PROBLEM DETAILS
Restate each of the lines given below, word for word.

LISTED RECORDS
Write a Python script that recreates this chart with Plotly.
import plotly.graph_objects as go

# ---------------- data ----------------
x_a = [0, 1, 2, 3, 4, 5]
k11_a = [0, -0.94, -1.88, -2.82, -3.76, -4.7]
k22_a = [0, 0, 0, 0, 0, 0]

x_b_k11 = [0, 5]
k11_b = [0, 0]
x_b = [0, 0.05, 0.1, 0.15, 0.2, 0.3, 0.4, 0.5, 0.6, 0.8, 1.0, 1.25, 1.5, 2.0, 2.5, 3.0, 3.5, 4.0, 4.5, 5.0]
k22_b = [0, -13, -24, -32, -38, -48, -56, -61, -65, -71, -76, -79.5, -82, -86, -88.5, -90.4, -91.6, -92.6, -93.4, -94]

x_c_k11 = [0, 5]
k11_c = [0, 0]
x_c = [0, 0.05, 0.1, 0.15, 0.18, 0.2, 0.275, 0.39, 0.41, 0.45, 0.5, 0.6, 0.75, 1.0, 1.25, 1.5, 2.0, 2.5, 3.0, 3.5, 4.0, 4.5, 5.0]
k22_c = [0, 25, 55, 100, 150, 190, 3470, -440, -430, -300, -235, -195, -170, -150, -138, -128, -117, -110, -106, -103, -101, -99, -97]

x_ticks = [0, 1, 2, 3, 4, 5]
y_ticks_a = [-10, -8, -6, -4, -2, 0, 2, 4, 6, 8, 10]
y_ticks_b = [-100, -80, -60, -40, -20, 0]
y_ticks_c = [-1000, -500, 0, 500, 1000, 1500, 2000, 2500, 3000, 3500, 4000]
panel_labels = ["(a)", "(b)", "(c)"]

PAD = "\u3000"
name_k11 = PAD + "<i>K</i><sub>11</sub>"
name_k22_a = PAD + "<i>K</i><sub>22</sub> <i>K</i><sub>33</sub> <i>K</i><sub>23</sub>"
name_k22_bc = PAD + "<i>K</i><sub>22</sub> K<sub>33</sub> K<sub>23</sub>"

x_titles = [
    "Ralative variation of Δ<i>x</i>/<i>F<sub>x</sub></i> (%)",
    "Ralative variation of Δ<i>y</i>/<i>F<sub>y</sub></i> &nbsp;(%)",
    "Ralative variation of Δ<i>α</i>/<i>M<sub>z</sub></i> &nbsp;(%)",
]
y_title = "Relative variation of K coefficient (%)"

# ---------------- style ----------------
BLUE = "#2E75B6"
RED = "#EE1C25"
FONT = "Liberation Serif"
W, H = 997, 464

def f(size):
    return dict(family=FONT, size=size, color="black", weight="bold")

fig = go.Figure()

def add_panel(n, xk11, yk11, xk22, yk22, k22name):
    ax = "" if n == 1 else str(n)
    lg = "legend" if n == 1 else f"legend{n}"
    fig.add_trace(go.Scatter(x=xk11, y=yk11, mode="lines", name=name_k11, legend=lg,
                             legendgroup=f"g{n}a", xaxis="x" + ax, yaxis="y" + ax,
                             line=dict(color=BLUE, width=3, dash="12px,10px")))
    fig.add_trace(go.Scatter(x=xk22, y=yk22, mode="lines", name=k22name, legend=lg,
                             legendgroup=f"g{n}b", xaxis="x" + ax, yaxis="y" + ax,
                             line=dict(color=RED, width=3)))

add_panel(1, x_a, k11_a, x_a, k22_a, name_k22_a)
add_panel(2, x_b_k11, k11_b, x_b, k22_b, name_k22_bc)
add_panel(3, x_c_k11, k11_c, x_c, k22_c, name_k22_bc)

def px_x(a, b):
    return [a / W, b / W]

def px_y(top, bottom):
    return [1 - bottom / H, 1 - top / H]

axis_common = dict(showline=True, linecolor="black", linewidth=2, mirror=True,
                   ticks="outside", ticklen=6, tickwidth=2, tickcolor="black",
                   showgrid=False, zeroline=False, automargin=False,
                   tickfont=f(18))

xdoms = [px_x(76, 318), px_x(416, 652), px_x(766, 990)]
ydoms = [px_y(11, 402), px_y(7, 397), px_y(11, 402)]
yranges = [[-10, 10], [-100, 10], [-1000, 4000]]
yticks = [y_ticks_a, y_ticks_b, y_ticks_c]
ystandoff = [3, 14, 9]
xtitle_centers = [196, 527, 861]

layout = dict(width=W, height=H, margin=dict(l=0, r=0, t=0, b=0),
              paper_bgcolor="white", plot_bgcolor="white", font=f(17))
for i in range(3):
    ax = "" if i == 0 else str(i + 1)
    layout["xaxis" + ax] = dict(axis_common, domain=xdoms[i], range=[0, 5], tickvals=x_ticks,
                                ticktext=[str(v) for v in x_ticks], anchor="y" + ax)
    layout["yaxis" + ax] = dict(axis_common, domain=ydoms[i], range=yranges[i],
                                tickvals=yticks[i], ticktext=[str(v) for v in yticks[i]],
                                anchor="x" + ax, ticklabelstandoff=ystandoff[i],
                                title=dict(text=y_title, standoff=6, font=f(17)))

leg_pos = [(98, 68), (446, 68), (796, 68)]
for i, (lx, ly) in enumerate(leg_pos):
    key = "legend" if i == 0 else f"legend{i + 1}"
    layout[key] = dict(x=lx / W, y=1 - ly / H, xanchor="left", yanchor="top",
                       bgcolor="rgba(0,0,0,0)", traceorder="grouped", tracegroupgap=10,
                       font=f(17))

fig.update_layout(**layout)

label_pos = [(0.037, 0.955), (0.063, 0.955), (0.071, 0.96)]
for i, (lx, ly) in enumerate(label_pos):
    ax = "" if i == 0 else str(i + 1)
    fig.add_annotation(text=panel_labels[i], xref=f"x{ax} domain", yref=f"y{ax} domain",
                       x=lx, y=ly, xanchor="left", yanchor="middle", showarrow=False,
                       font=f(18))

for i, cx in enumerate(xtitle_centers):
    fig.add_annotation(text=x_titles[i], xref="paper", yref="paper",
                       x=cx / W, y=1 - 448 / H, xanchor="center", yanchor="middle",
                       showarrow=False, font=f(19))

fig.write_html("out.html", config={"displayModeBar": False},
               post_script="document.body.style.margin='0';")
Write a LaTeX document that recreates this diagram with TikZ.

EXERCISE RESULT
Write a Python script that recreates this chart with Plotly.
import plotly.graph_objects as go

# ---------------- data ----------------
x_a = [0, 1, 2, 3, 4, 5]
k11_a = [0, -0.94, -1.88, -2.82, -3.76, -4.7]
k22_a = [0, 0, 0, 0, 0, 0]

x_b_k11 = [0, 5]
k11_b = [0, 0]
x_b = [0, 0.05, 0.1, 0.15, 0.2, 0.3, 0.4, 0.5, 0.6, 0.8, 1.0, 1.25, 1.5, 2.0, 2.5, 3.0, 3.5, 4.0, 4.5, 5.0]
k22_b = [0, -13, -24, -32, -38, -48, -56, -61, -65, -71, -76, -79.5, -82, -86, -88.5, -90.4, -91.6, -92.6, -93.4, -94]

x_c_k11 = [0, 5]
k11_c = [0, 0]
x_c = [0, 0.05, 0.1, 0.15, 0.18, 0.2, 0.275, 0.39, 0.41, 0.45, 0.5, 0.6, 0.75, 1.0, 1.25, 1.5, 2.0, 2.5, 3.0, 3.5, 4.0, 4.5, 5.0]
k22_c = [0, 25, 55, 100, 150, 190, 3470, -440, -430, -300, -235, -195, -170, -150, -138, -128, -117, -110, -106, -103, -101, -99, -97]

x_ticks = [0, 1, 2, 3, 4, 5]
y_ticks_a = [-10, -8, -6, -4, -2, 0, 2, 4, 6, 8, 10]
y_ticks_b = [-100, -80, -60, -40, -20, 0]
y_ticks_c = [-1000, -500, 0, 500, 1000, 1500, 2000, 2500, 3000, 3500, 4000]
panel_labels = ["(a)", "(b)", "(c)"]

PAD = "\u3000"
name_k11 = PAD + "<i>K</i><sub>11</sub>"
name_k22_a = PAD + "<i>K</i><sub>22</sub> <i>K</i><sub>33</sub> <i>K</i><sub>23</sub>"
name_k22_bc = PAD + "<i>K</i><sub>22</sub> K<sub>33</sub> K<sub>23</sub>"

x_titles = [
    "Ralative variation of Δ<i>x</i>/<i>F<sub>x</sub></i> (%)",
    "Ralative variation of Δ<i>y</i>/<i>F<sub>y</sub></i> &nbsp;(%)",
    "Ralative variation of Δ<i>α</i>/<i>M<sub>z</sub></i> &nbsp;(%)",
]
y_title = "Relative variation of K coefficient (%)"

# ---------------- style ----------------
BLUE = "#2E75B6"
RED = "#EE1C25"
FONT = "Liberation Serif"
W, H = 997, 464

def f(size):
    return dict(family=FONT, size=size, color="black", weight="bold")

fig = go.Figure()

def add_panel(n, xk11, yk11, xk22, yk22, k22name):
    ax = "" if n == 1 else str(n)
    lg = "legend" if n == 1 else f"legend{n}"
    fig.add_trace(go.Scatter(x=xk11, y=yk11, mode="lines", name=name_k11, legend=lg,
                             legendgroup=f"g{n}a", xaxis="x" + ax, yaxis="y" + ax,
                             line=dict(color=BLUE, width=3, dash="12px,10px")))
    fig.add_trace(go.Scatter(x=xk22, y=yk22, mode="lines", name=k22name, legend=lg,
                             legendgroup=f"g{n}b", xaxis="x" + ax, yaxis="y" + ax,
                             line=dict(color=RED, width=3)))

add_panel(1, x_a, k11_a, x_a, k22_a, name_k22_a)
add_panel(2, x_b_k11, k11_b, x_b, k22_b, name_k22_bc)
add_panel(3, x_c_k11, k11_c, x_c, k22_c, name_k22_bc)

def px_x(a, b):
    return [a / W, b / W]

def px_y(top, bottom):
    return [1 - bottom / H, 1 - top / H]

axis_common = dict(showline=True, linecolor="black", linewidth=2, mirror=True,
                   ticks="outside", ticklen=6, tickwidth=2, tickcolor="black",
                   showgrid=False, zeroline=False, automargin=False,
                   tickfont=f(18))

xdoms = [px_x(76, 318), px_x(416, 652), px_x(766, 990)]
ydoms = [px_y(11, 402), px_y(7, 397), px_y(11, 402)]
yranges = [[-10, 10], [-100, 10], [-1000, 4000]]
yticks = [y_ticks_a, y_ticks_b, y_ticks_c]
ystandoff = [3, 14, 9]
xtitle_centers = [196, 527, 861]

layout = dict(width=W, height=H, margin=dict(l=0, r=0, t=0, b=0),
              paper_bgcolor="white", plot_bgcolor="white", font=f(17))
for i in range(3):
    ax = "" if i == 0 else str(i + 1)
    layout["xaxis" + ax] = dict(axis_common, domain=xdoms[i], range=[0, 5], tickvals=x_ticks,
                                ticktext=[str(v) for v in x_ticks], anchor="y" + ax)
    layout["yaxis" + ax] = dict(axis_common, domain=ydoms[i], range=yranges[i],
                                tickvals=yticks[i], ticktext=[str(v) for v in yticks[i]],
                                anchor="x" + ax, ticklabelstandoff=ystandoff[i],
                                title=dict(text=y_title, standoff=6, font=f(17)))

leg_pos = [(98, 68), (446, 68), (796, 68)]
for i, (lx, ly) in enumerate(leg_pos):
    key = "legend" if i == 0 else f"legend{i + 1}"
    layout[key] = dict(x=lx / W, y=1 - ly / H, xanchor="left", yanchor="top",
                       bgcolor="rgba(0,0,0,0)", traceorder="grouped", tracegroupgap=10,
                       font=f(17))

fig.update_layout(**layout)

label_pos = [(0.037, 0.955), (0.063, 0.955), (0.071, 0.96)]
for i, (lx, ly) in enumerate(label_pos):
    ax = "" if i == 0 else str(i + 1)
    fig.add_annotation(text=panel_labels[i], xref=f"x{ax} domain", yref=f"y{ax} domain",
                       x=lx, y=ly, xanchor="left", yanchor="middle", showarrow=False,
                       font=f(18))

for i, cx in enumerate(xtitle_centers):
    fig.add_annotation(text=x_titles[i], xref="paper", yref="paper",
                       x=cx / W, y=1 - 448 / H, xanchor="center", yanchor="middle",
                       showarrow=False, font=f(19))

fig.write_html("out.html", config={"displayModeBar": False},
               post_script="document.body.style.margin='0';")
Write a LaTeX document that recreates this diagram with TikZ.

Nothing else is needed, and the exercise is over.